If I am mindful of what I’m doing, it’s easier to catch myself going in the wrong direction and to take corrective action. Noticing thoughts about why I can’t do my exercises could easily lead to vegging out in front of the TV. To prevent that, I have a set routine that I go through four days a week. Logging in my miles on the treadmill, hours on the bike, time on the yoga mat, and reps with my weights helps keep me motivated.
While I keep up my physical activity habits pretty well, I can’t say the same for my eating habits. Most of the time I stick with healthy homemade meals and I love making fruit and green smoothies. I avoid salt and sugar and saturated fats and don’t eat red meat or fried food. But I have my weaknesses. When they strike, I usually reach for one of my two biggest forms of Kryptonite: M&Ms peanut candies and Lightly Salted Lays potato chips. Once I allow them inside my house, I seem helpless as Superman with his green rock. I will scarf down a large bag of M&Ms within 24 hours. A large bag of the chips won’t last much longer.
My best defense is paying attention to what triggers the cravings. Typically, it’s when I haven’t had enough sleep or when I binge watch TV. Even fast-forwarding past commercials, images of junk food sink into my mind and push the urge. Another trigger is when I am very emotional. It could be anxiety, fear, sadness, or even joy that drives me to grab an unhealthy snack. In addition to noticing my triggers, I try to focus on the consequences of bingeing.
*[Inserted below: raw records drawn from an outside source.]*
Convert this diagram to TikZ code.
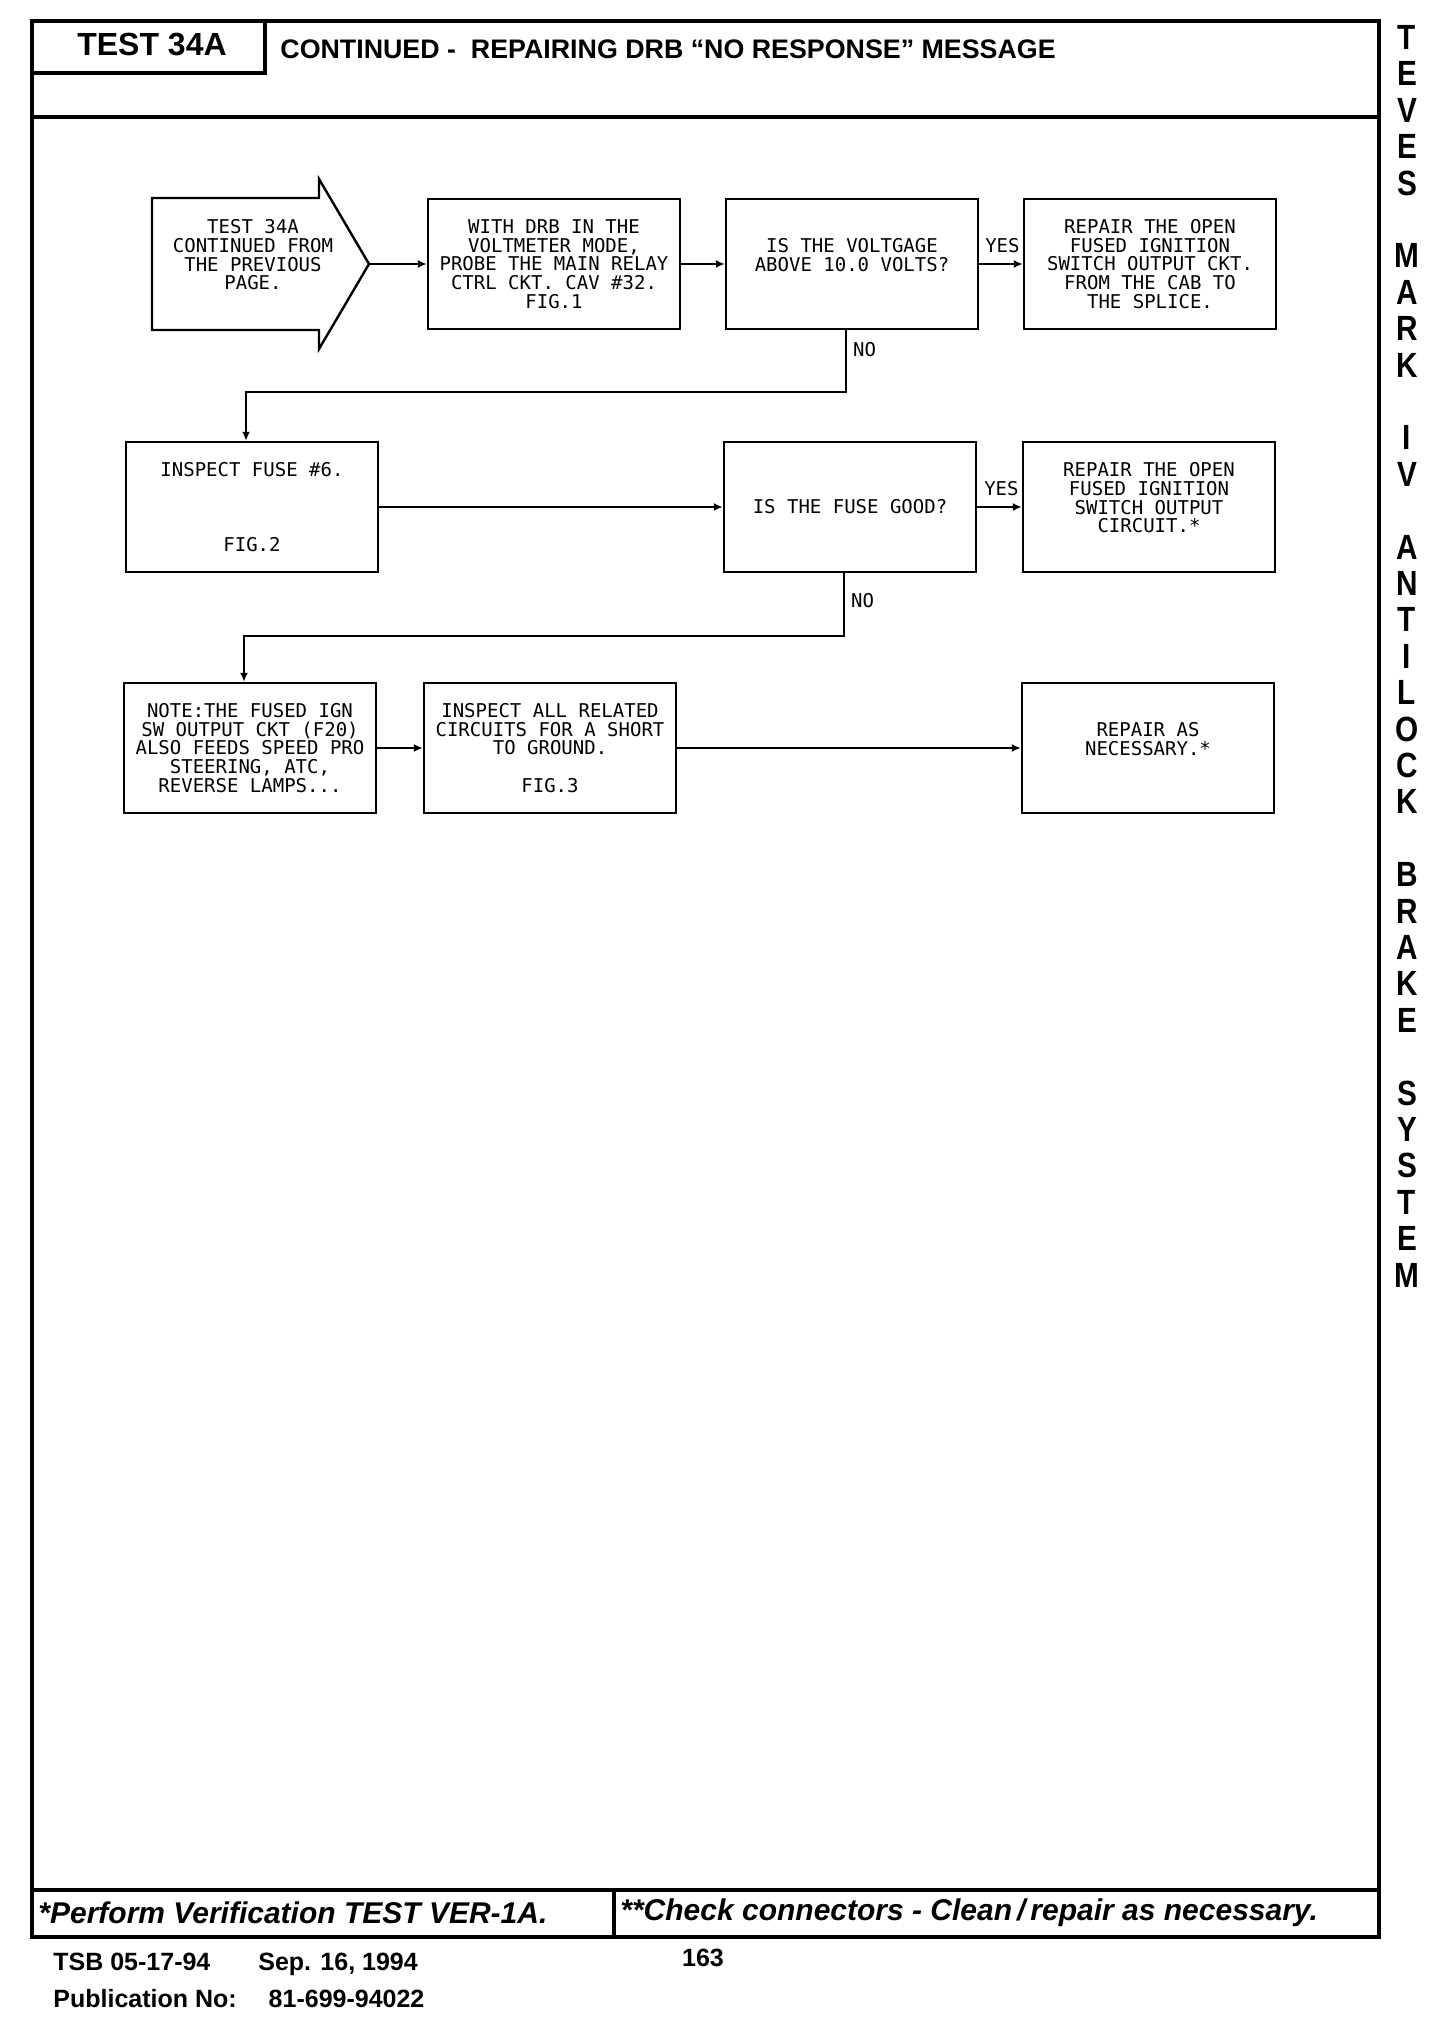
\documentclass[tikz,border=0pt]{standalone}
\usepackage{fontspec}
\setmainfont{Liberation Sans}
\newfontfamily\plotfont{DejaVu Sans Mono}
\usetikzlibrary{arrows.meta}

\begin{document}
\begin{tikzpicture}[x=0.5pt, y=-0.5pt,
        box/.style={draw, line width=1.2pt, minimum width=126pt, minimum height=65pt, inner sep=1pt, align=center, font=\plotfont\fontsize{9.5}{9.35}\selectfont},
        lbl/.style={inner sep=1pt, font=\plotfont\fontsize{9.5}{9.35}\selectfont},
        flow/.style={line width=1.2pt, -{Latex[length=4.5pt, width=4pt]}},
        cadre/.style={line width=1.8pt},
        side/.style={inner sep=0pt, font=\bfseries\fontsize{17.5}{17.5}\selectfont},
        foot/.style={anchor=west, inner sep=0pt, font=\bfseries\itshape\fontsize{15}{15}\selectfont},
        small/.style={anchor=west, inner sep=0pt, font=\bfseries\fontsize{12.5}{12.5}\selectfont}]

            \useasboundingbox (0,0) rectangle (1440,2022);

            % cadre
            \draw[cadre] (32,21) rectangle (1379,1937);
            \draw[cadre] (32,117) -- (1379,117);
            \draw[cadre] (32,73) -- (265,73) -- (265,21);
            \draw[cadre] (32,1890) -- (1379,1890);
            \draw[cadre] (614,1890) -- (614,1937);

            \node[font=\bfseries\fontsize{16}{16}\selectfont] (test) at (152,45) {TEST 34A};
            \node[anchor=west, inner sep=0pt, font=\bfseries\fontsize{13.4}{13.4}\selectfont] (title) at (280,49) {CONTINUED -\ \ REPAIRING DRB “NO RESPONSE” MESSAGE};

            % colonne
            \foreach \c [count=\i from 0] in {T,E,V,E,S,,M,A,R,K,,I,V,,A,N,T,I,L,O,C,K,,B,R,A,K,E,,S,Y,S,T,E,M} {
                \ifx\c\empty\else
                    \node[side] (side\i) at (1407, {37.5+36.4*\i}) {\scalebox{0.85}[1]{\c}};
                \fi
            }

            % depart
            \draw[line width=1.2pt] (152,198) -- (319,198) -- (319,179) -- (369,264) -- (319,349) -- (319,330) -- (152,330) -- cycle;
            \node[lbl, align=center] (start) at (253,264) {TEST 34A\\CONTINUED FROM\\THE PREVIOUS\\PAGE.\\~};
            \coordinate (tip) at (369,264);

            % boites
            \node[box] (probe) at (554,264) {WITH DRB IN THE\\VOLTMETER MODE,\\PROBE THE MAIN RELAY\\CTRL CKT. CAV \#32.\\FIG.1};
            \node[box] (volts) at (852,264) {IS THE VOLTGAGE\\ABOVE 10.0 VOLTS?\\~};
            \node[box] (repairA) at (1150,264) {REPAIR THE OPEN\\FUSED IGNITION\\SWITCH OUTPUT CKT.\\FROM THE CAB TO\\THE SPLICE.};
            \node[box] (fuse) at (252,507) {INSPECT FUSE \#6.\\~\\~\\~\\FIG.2};
            \node[box] (good) at (850,507) {IS THE FUSE GOOD?};
            \node[box] (repairB) at (1149,507) {REPAIR THE OPEN\\FUSED IGNITION\\SWITCH OUTPUT\\CIRCUIT.*\\~};
            \node[box] (note) at (250,748) {NOTE:THE FUSED IGN\\SW OUTPUT CKT (F20)\\ALSO FEEDS SPEED PRO\\STEERING, ATC,\\REVERSE LAMPS...};
            \node[box] (short) at (550,748) {INSPECT ALL RELATED\\CIRCUITS FOR A SHORT\\TO GROUND.\\~\\FIG.3};
            \node[box] (repairC) at (1148,748) {REPAIR AS\\NECESSARY.*\\~};

            % fleches
            \draw[flow] (tip) -- (probe);
            \draw[flow] (probe) -- (volts);
            \draw[flow] (volts) -- node[pos=1, anchor=south east, yshift=4pt, lbl] {YES} (repairA);
            \draw[flow] ([xshift=-3pt]volts.south) -- node[pos=0.32, anchor=west, xshift=2pt, lbl] {NO} ++(0,62) -| ([xshift=-3pt]fuse.north);
            \draw[flow] (fuse) -- (good);
            \draw[flow] (good) -- node[pos=1, anchor=south east, yshift=4pt, lbl] {YES} (repairB);
            \draw[flow] ([xshift=-3pt]good.south) -- node[pos=0.43, anchor=west, xshift=2pt, lbl] {NO} ++(0,63) -| ([xshift=-3pt]note.north);
            \draw[flow] (note) -- (short);
            \draw[flow] (short) -- (repairC);

            % bas de page
            \node[foot] (verif) at (38,1913) {*Perform Verification TEST VER-1A.};
            \node[foot] (check) at (620,1913) {**Check connectors - Clean\,/\,repair as necessary.};
            \node[small] (tsb) at (53,1964) {TSB 05-17-94\hspace{24pt}Sep. 16, 1994};
            \node[small] (pub) at (53,1999) {Publication No:\hspace{16pt}81-699-94022};
            \node[small, anchor=center] (page) at (703,1958) {163};
\end{tikzpicture}
\end{document}
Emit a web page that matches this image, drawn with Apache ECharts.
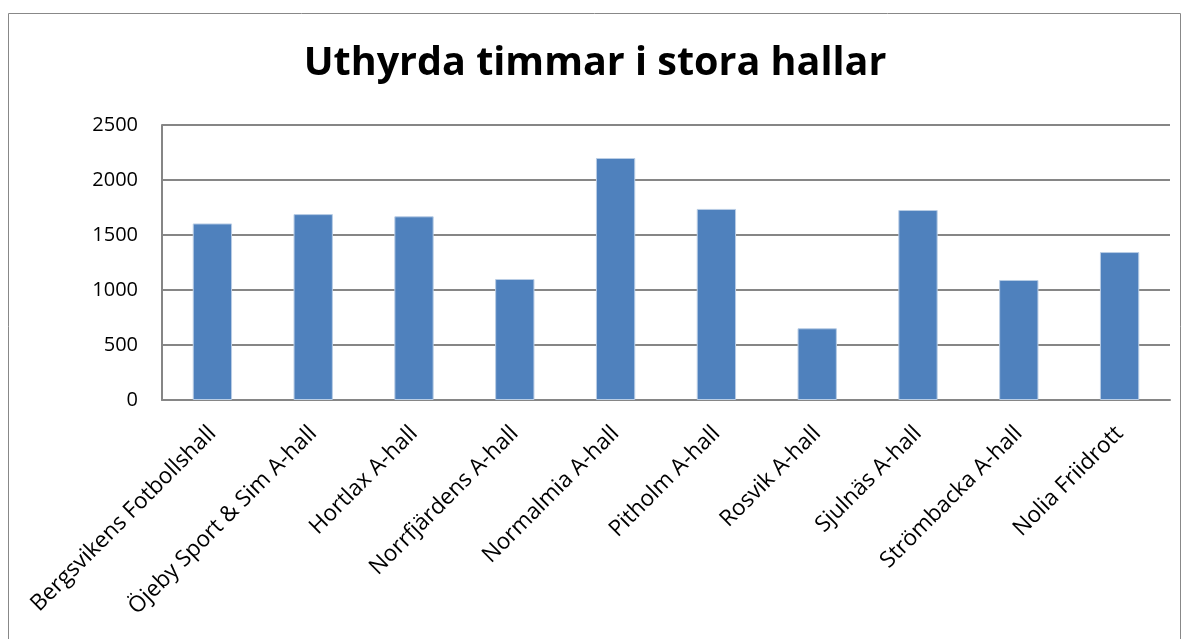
<!DOCTYPE html>
<html>
<head>
<meta charset="utf-8">
<script src="https://cdn.jsdelivr.net/npm/echarts@6/dist/echarts.min.js"></script>
<style>
  html, body { margin: 0; padding: 0; background: #fff; }
  #chart { width: 1190px; height: 639px; }
</style>
</head>
<body>
<div id="chart"></div>
<script>
  // halls and rented hours
  var halls = [
    'Bergsvikens Fotbollshall',
    'Öjeby Sport & Sim A-hall',
    'Hortlax A-hall',
    'Norrfjärdens A-hall',
    'Normalmia A-hall',
    'Pitholm A-hall',
    'Rosvik A-hall',
    'Sjulnäs A-hall',
    'Strömbacka A-hall',
    'Nolia Friidrott'
  ]
  var hours = [1605, 1690, 1670, 1100, 2200, 1737, 652, 1727, 1091, 1345]
  var yTicks = { min: 0, max: 2500, interval: 500 }

  var dom = echarts.init(document.getElementById('chart'))
  var option = {
    animation: false,
    textStyle: { fontFamily: 'Open Sans' },
    title: {
      text: 'Uthyrda timmar i stora hallar',
      left: 'center',
      top: 39,
      textStyle: {
        fontFamily: 'Open Sans',
        fontWeight: 'bold',
        fontSize: 39.5,
        color: '#000'
      }
    },
    graphic: [
      {
        type: 'rect',
        shape: { x: 8.5, y: 13.5, width: 1172, height: 640 },
        style: { fill: 'none', stroke: '#888', lineWidth: 1 },
        silent: true
      }
    ],
    grid: {
      top: 125,
      left: 162,
      right: 20,
      bottom: 239
    },
    xAxis: {
      type: 'category',
      data: halls,
      axisLine: { lineStyle: { color: '#868686', width: 2 } },
      axisTick: { show: false },
      axisLabel: {
        rotate: 45,
        interval: 0,
        fontSize: 22.5,
        color: '#000',
        margin: 30
      }
    },
    yAxis: {
      type: 'value',
      min: yTicks.min,
      max: yTicks.max,
      interval: yTicks.interval,
      axisLine: { show: true, lineStyle: { color: '#868686', width: 2 } },
      axisTick: { show: false },
      axisLabel: {
        fontSize: 20,
        color: '#000',
        margin: 24,
        formatter: function (v) { return String(v) }
      },
      splitLine: { lineStyle: { color: '#868686', width: 2 } }
    },
    series: [
      {
        type: 'bar',
        data: hours,
        barWidth: '39%',
        itemStyle: {
          color: '#4F81BD',
          borderColor: '#B9CDE5',
          borderWidth: 1
        }
      }
    ]
  }
  dom.setOption(option)
</script>
</body>
</html>
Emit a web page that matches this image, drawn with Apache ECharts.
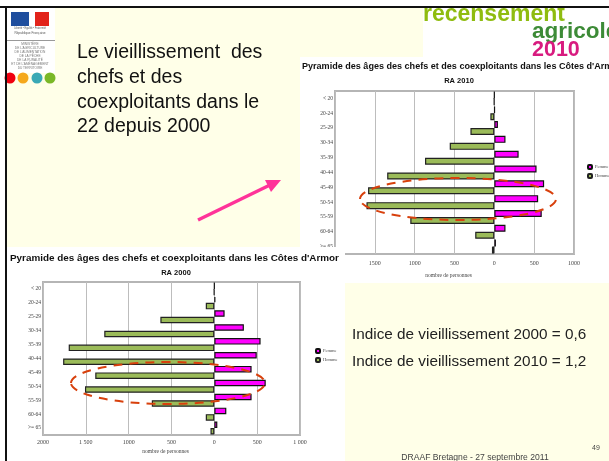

A gift of aging has been that my body no longer tolerates wolfing down junk food like it did in my youth (I get headaches, swollen ankles, vertigo…not to mention unwanted weight). So I have to find ways to limit unhealthy eating. Things like sipping on a hot cup of green tea can distract me until the urge subsides. Sometimes meditation helps. Going outside, whether to work in the yard or to take a walk, often does the trick. And I’ve learned to enjoy chomping on rice cakes or grabbing a spoonful of peanut butter as a substitute.
I’m never going to be perfect, but I am grateful that I do my body more good than harm. And when I do cause it harm, I strive to keep it to a minimum and not beat myself up about it. Berating myself only pushes me to gorge more. The more I show myself compassion, the faster I can get back on the wagon!